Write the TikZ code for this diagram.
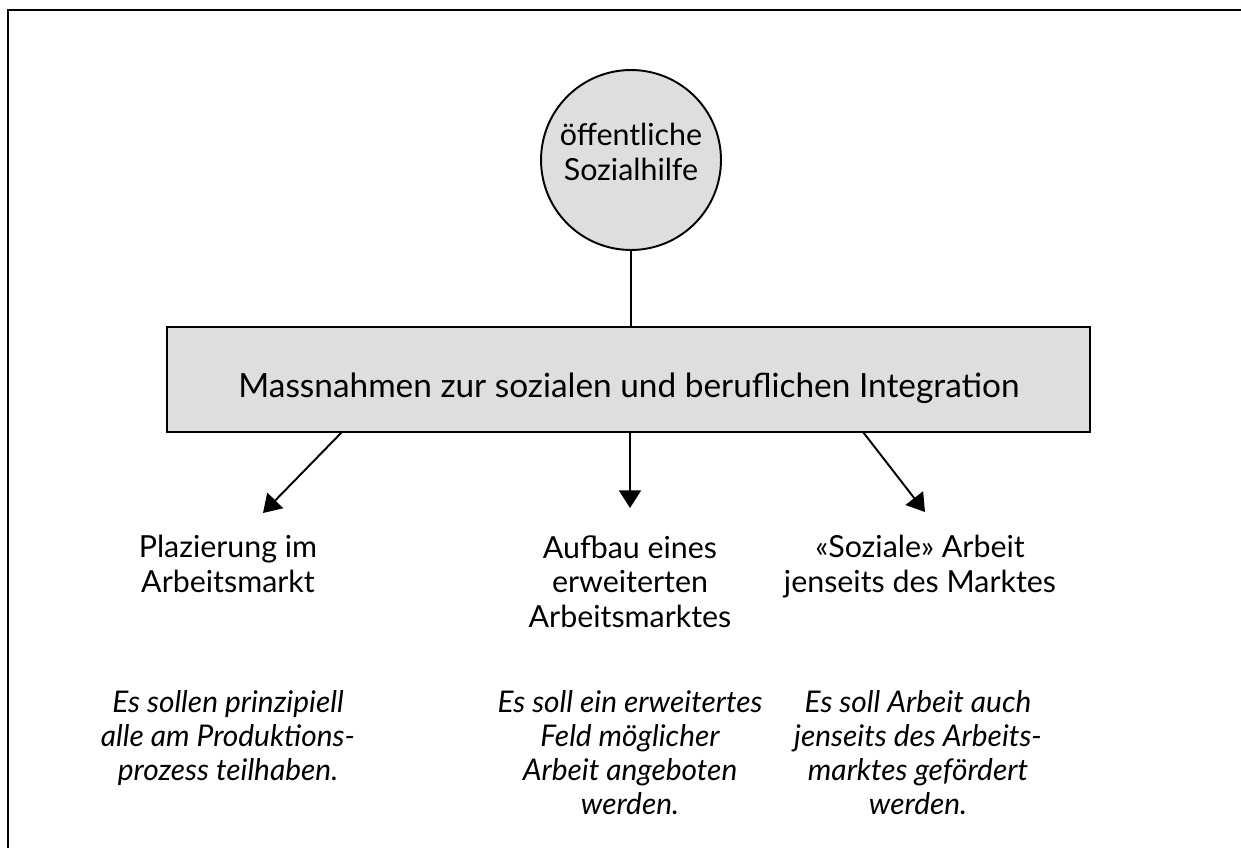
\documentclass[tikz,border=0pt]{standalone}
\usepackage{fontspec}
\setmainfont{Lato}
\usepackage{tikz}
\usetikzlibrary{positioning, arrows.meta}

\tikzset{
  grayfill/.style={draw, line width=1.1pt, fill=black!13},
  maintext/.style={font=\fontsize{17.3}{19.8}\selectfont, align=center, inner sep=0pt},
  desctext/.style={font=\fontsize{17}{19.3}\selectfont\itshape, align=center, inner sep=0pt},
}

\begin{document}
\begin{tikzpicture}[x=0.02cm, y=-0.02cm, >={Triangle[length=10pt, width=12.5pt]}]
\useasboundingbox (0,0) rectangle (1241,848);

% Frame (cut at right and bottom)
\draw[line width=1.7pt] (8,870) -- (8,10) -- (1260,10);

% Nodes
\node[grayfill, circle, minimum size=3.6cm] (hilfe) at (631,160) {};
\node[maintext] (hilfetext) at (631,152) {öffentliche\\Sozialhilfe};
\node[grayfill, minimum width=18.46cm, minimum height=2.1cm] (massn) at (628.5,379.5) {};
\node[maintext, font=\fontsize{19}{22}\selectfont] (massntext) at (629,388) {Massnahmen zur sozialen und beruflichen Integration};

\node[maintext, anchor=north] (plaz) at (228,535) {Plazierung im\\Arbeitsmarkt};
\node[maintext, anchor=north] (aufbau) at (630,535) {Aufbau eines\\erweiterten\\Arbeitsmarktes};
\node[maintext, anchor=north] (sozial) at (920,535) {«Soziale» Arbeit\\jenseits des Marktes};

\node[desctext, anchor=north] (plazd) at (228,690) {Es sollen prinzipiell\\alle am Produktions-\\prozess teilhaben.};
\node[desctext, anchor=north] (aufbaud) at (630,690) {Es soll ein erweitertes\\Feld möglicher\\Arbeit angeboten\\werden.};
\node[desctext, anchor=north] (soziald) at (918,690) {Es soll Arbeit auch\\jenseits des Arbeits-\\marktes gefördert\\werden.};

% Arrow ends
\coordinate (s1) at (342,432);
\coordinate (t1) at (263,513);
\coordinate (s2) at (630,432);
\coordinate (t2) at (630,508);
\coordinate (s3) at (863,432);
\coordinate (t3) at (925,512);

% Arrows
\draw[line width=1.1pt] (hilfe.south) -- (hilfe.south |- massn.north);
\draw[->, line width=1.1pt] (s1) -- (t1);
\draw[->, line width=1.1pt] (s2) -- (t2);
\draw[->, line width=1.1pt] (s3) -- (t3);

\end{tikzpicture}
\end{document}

=====

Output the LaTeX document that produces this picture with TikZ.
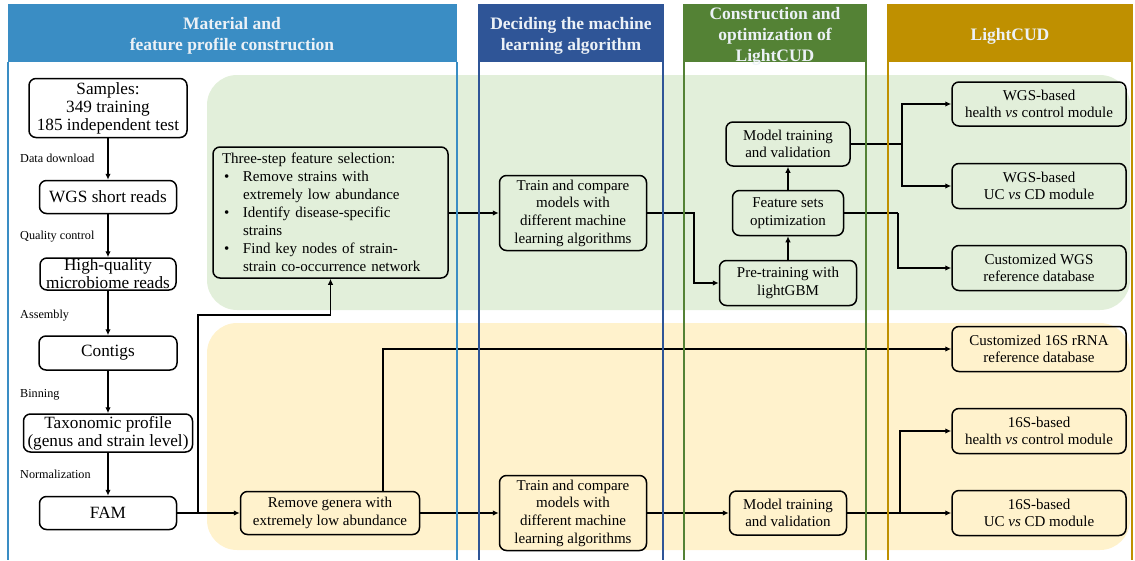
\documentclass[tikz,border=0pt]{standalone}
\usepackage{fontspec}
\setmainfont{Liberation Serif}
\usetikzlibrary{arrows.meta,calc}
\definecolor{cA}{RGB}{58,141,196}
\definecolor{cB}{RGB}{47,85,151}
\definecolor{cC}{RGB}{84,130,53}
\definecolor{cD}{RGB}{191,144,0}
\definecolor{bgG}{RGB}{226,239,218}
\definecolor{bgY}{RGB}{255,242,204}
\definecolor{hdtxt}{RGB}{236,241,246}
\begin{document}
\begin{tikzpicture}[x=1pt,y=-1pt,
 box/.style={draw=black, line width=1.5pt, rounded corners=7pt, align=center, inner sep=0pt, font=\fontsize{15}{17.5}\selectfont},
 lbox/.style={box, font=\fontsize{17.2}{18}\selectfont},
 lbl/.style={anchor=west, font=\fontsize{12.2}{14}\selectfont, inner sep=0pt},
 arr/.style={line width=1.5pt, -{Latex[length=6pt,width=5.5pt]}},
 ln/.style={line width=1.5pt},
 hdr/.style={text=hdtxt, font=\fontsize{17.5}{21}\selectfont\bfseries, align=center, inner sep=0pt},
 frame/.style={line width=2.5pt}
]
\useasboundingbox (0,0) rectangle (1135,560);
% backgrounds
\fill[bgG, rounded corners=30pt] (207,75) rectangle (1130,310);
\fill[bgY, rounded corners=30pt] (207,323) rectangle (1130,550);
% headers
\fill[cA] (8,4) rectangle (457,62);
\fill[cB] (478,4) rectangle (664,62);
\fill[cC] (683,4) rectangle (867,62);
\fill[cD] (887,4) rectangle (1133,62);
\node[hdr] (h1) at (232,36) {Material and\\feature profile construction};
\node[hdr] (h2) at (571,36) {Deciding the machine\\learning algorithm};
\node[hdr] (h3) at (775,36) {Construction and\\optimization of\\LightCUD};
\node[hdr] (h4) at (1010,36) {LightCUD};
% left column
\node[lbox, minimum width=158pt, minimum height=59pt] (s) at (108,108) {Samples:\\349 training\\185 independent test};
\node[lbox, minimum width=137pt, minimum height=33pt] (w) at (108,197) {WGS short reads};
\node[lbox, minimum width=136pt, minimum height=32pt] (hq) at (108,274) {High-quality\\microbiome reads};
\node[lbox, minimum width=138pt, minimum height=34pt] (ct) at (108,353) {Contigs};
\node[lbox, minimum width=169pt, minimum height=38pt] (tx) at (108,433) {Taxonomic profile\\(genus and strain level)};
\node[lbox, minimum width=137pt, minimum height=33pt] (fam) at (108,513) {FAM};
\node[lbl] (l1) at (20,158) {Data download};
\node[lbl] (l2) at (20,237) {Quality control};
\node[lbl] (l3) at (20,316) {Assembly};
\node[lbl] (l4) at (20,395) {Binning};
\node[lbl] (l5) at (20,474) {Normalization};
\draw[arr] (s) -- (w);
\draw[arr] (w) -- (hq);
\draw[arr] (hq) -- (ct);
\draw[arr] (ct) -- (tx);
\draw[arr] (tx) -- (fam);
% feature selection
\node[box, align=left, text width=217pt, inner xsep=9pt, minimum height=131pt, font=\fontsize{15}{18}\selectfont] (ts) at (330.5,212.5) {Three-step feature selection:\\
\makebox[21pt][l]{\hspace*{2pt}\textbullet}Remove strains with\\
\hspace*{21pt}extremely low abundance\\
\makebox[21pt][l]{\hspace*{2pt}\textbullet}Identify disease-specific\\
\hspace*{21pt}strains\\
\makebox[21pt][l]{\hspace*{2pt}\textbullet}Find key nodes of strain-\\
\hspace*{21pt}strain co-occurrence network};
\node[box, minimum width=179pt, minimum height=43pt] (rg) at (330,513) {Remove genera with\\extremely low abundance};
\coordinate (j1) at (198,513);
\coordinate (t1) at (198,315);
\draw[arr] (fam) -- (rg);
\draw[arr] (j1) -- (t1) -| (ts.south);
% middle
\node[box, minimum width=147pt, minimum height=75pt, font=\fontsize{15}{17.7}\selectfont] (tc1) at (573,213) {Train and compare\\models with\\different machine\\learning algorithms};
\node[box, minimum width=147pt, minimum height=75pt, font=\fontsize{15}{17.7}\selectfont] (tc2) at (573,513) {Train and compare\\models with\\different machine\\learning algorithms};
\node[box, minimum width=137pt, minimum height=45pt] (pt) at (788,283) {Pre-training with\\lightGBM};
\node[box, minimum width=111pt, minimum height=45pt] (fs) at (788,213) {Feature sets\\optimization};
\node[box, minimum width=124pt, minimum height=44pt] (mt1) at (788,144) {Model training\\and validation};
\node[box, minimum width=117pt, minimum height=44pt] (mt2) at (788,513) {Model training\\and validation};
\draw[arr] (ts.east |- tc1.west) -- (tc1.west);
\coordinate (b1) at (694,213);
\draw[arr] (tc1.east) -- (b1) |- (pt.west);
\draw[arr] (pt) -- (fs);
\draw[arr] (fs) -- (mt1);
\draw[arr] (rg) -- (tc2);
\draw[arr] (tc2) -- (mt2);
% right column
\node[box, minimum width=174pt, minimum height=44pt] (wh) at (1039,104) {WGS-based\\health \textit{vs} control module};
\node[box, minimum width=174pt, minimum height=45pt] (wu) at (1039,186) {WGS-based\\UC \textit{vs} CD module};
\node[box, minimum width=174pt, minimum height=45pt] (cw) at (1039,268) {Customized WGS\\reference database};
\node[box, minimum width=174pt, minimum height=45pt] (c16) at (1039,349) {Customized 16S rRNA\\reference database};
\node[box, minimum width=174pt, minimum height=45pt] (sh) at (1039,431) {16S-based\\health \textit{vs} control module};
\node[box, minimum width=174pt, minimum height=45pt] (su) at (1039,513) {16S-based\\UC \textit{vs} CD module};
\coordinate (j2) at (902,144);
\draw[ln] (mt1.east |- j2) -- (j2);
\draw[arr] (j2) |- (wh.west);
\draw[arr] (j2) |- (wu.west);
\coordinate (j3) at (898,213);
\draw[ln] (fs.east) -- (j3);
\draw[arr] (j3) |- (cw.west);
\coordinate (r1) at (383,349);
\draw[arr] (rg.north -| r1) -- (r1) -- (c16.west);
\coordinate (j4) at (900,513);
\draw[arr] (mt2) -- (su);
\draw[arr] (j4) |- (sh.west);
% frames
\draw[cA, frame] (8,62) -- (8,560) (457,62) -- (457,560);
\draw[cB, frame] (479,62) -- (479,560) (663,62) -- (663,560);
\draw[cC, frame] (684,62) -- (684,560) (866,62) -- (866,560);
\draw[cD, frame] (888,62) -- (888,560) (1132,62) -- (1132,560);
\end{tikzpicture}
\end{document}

=====

[Exercise details]: Using the listing above, pull out all lines that hold the word "this".

[Task response]:
Write the TikZ code for this diagram.
Output the LaTeX document that produces this picture with TikZ.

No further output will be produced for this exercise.